# start of RECORDS FOR THE TASK

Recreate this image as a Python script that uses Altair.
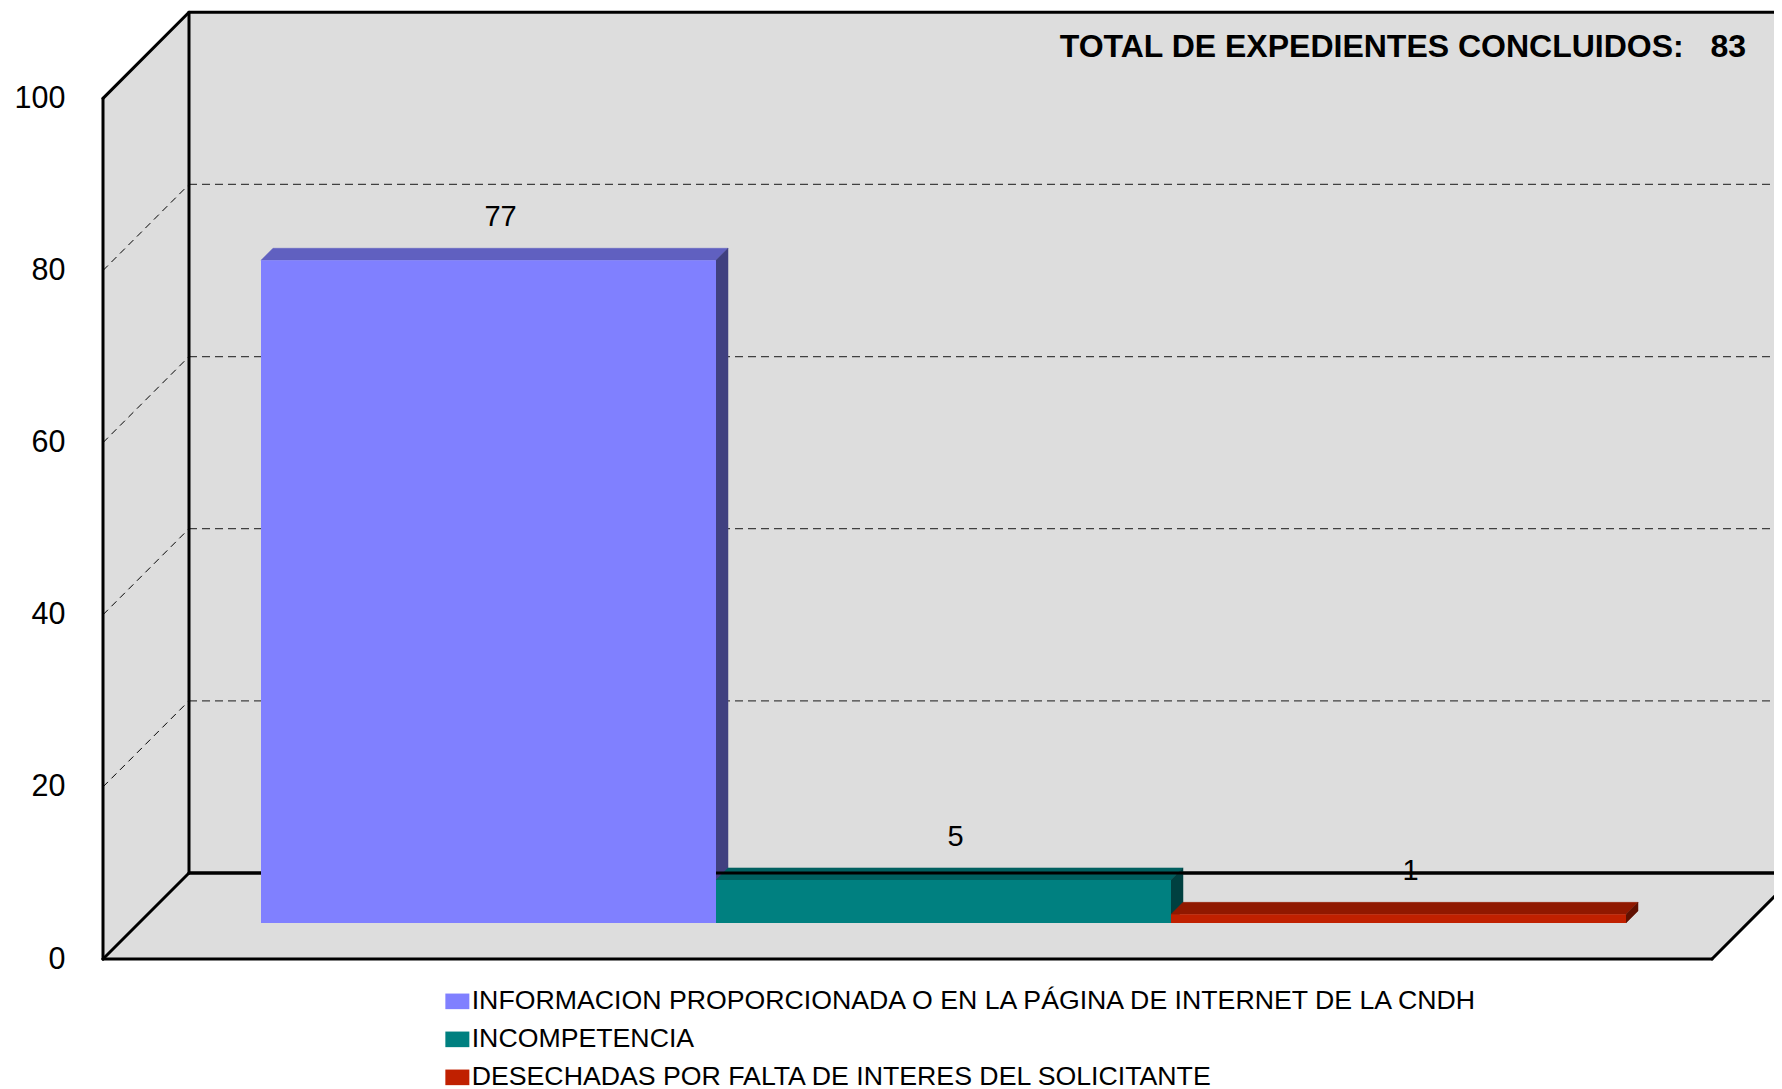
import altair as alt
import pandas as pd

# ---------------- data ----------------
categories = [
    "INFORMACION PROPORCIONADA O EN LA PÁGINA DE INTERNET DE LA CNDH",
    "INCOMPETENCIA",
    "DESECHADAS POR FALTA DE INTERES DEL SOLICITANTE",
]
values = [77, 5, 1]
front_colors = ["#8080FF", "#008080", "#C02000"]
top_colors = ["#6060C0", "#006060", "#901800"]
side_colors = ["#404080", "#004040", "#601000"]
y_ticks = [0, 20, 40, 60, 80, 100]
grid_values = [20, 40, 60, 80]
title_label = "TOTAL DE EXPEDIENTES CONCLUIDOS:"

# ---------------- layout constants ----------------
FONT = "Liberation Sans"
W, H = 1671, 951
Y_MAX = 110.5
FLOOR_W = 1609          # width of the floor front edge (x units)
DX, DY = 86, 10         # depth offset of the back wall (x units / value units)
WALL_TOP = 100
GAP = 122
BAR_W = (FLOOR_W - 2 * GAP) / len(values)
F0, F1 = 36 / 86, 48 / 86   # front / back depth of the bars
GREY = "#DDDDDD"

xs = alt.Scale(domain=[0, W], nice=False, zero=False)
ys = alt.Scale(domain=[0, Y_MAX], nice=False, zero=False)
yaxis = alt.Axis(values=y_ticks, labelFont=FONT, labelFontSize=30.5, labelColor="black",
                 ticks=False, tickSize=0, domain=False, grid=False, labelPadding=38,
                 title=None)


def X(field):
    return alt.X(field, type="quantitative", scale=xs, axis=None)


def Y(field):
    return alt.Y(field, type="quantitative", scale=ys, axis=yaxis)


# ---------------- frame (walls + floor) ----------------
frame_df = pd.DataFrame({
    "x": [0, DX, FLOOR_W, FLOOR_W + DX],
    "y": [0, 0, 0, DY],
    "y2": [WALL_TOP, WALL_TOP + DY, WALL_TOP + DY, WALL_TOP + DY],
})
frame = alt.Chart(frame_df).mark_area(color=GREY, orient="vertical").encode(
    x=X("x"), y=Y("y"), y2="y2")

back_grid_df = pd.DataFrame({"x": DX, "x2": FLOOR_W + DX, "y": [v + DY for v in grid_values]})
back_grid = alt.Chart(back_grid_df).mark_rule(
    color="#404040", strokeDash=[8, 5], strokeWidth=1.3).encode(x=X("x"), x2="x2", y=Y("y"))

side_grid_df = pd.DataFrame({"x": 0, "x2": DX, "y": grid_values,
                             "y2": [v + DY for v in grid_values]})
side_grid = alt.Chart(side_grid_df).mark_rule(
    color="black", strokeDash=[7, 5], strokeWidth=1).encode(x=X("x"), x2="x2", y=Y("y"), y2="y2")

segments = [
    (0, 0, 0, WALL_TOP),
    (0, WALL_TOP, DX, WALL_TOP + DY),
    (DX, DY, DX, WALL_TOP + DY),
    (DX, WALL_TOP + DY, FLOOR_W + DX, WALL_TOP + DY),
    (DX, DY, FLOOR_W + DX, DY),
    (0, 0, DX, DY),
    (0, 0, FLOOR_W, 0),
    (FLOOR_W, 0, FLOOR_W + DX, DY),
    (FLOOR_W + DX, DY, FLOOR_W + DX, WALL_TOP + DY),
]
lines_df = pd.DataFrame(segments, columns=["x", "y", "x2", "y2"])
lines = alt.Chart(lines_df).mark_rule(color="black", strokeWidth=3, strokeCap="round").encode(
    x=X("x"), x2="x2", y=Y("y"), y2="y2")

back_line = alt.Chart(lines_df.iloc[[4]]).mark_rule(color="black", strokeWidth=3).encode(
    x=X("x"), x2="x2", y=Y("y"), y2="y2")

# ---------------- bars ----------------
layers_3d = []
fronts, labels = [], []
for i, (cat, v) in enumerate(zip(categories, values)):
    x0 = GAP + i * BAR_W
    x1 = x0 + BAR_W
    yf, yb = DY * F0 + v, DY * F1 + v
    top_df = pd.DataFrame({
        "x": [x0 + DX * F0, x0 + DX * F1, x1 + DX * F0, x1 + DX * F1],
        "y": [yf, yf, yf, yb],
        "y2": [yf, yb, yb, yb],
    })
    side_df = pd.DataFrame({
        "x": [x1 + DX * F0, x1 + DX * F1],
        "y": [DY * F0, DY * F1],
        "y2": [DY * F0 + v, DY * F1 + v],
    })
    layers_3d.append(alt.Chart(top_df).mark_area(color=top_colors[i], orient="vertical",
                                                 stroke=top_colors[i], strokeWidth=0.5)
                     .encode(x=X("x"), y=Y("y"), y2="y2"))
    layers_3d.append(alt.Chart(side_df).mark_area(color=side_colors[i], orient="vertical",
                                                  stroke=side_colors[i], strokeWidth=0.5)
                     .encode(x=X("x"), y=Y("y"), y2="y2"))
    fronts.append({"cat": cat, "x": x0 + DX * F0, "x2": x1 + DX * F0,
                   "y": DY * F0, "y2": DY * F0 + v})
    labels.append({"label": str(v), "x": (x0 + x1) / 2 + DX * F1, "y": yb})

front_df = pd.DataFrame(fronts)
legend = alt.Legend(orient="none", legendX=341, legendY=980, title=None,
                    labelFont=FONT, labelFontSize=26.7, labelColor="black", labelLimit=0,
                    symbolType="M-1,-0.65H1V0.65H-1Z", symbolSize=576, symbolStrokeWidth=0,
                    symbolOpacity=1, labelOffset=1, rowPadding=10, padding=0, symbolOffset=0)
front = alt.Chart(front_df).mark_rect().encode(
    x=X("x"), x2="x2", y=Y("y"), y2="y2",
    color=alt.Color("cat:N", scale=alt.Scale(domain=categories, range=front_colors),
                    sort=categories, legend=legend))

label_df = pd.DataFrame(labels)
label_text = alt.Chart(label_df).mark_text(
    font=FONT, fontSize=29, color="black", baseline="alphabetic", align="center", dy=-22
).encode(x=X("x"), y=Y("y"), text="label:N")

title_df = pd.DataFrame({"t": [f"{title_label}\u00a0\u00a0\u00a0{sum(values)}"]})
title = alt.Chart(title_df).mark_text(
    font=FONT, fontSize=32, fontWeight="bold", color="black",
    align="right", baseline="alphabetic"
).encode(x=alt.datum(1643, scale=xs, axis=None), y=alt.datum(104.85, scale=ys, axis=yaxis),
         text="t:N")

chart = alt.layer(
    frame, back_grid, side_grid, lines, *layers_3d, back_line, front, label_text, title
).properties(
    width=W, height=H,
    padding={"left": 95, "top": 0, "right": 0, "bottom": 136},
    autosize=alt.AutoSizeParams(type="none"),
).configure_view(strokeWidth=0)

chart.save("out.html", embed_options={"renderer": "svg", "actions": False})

# end of RECORDS FOR THE TASK
# start of RECORDS FOR THE TASK

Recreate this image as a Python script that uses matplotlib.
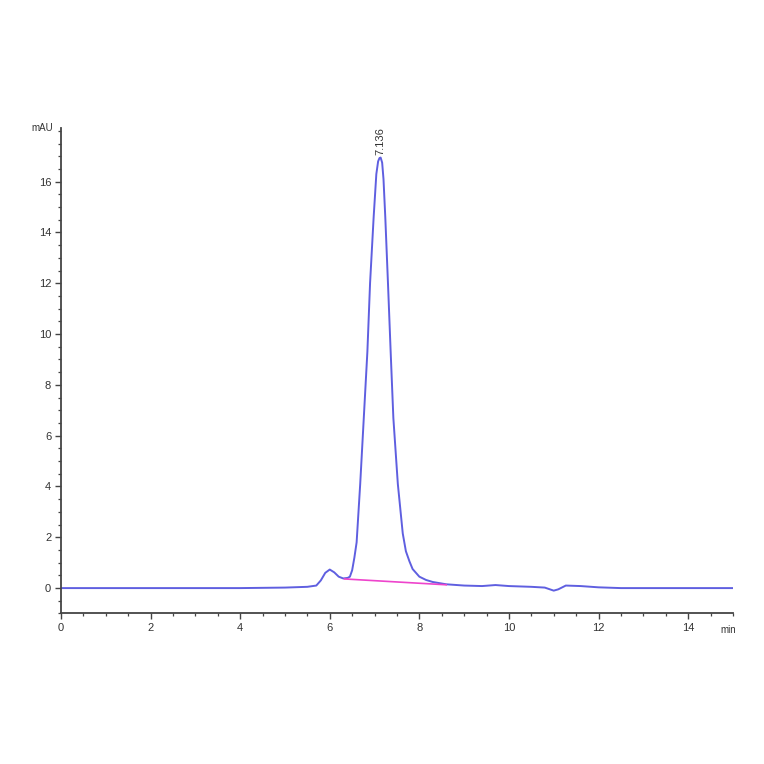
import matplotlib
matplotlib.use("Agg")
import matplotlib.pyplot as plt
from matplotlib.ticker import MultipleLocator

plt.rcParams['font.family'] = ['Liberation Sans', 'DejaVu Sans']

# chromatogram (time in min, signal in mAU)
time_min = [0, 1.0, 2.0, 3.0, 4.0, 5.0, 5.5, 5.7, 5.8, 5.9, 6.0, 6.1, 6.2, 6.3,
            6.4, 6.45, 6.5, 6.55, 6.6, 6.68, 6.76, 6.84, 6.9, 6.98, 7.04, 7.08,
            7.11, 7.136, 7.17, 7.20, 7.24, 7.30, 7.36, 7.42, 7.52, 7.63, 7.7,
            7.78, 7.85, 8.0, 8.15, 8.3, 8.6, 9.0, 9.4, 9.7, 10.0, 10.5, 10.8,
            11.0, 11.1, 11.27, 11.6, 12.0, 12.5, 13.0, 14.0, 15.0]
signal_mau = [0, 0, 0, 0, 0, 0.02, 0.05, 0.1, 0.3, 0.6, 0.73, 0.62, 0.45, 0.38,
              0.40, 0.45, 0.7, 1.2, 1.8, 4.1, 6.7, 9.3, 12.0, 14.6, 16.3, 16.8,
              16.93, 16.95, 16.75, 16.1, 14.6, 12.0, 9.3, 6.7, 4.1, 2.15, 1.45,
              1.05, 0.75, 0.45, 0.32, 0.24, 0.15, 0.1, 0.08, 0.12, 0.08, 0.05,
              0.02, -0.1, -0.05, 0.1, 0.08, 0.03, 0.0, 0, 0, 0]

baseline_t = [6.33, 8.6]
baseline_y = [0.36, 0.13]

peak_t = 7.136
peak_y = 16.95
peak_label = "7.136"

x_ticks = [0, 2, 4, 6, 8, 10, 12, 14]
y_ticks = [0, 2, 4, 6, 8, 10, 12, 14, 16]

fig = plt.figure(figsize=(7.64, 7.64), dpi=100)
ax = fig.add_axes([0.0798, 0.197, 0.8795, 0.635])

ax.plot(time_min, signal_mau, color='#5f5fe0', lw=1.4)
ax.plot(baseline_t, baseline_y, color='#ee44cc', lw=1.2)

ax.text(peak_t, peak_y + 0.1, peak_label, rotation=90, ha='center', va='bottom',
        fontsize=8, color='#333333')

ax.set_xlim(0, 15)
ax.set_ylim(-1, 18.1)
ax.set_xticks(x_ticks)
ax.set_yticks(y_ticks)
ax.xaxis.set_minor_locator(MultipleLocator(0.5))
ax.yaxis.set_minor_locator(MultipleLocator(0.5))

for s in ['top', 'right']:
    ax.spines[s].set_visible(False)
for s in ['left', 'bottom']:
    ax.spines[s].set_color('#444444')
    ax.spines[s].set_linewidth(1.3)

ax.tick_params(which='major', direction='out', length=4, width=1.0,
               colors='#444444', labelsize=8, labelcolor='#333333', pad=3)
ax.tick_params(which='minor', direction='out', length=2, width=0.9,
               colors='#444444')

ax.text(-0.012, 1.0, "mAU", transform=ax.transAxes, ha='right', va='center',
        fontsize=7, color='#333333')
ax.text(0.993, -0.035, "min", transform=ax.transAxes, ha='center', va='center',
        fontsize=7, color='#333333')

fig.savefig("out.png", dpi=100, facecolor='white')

# end of RECORDS FOR THE TASK
# start of RECORDS FOR THE TASK

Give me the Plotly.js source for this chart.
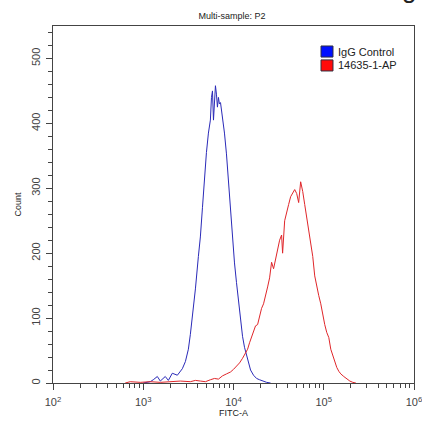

# end of RECORDS FOR THE TASK

> **DIRECTIVE**
Each line with the string "that" in it needs to be found and copied.

> **FINAL ANSWER**
Recreate this image as a Python script that uses Altair.
Recreate this image as a Python script that uses matplotlib.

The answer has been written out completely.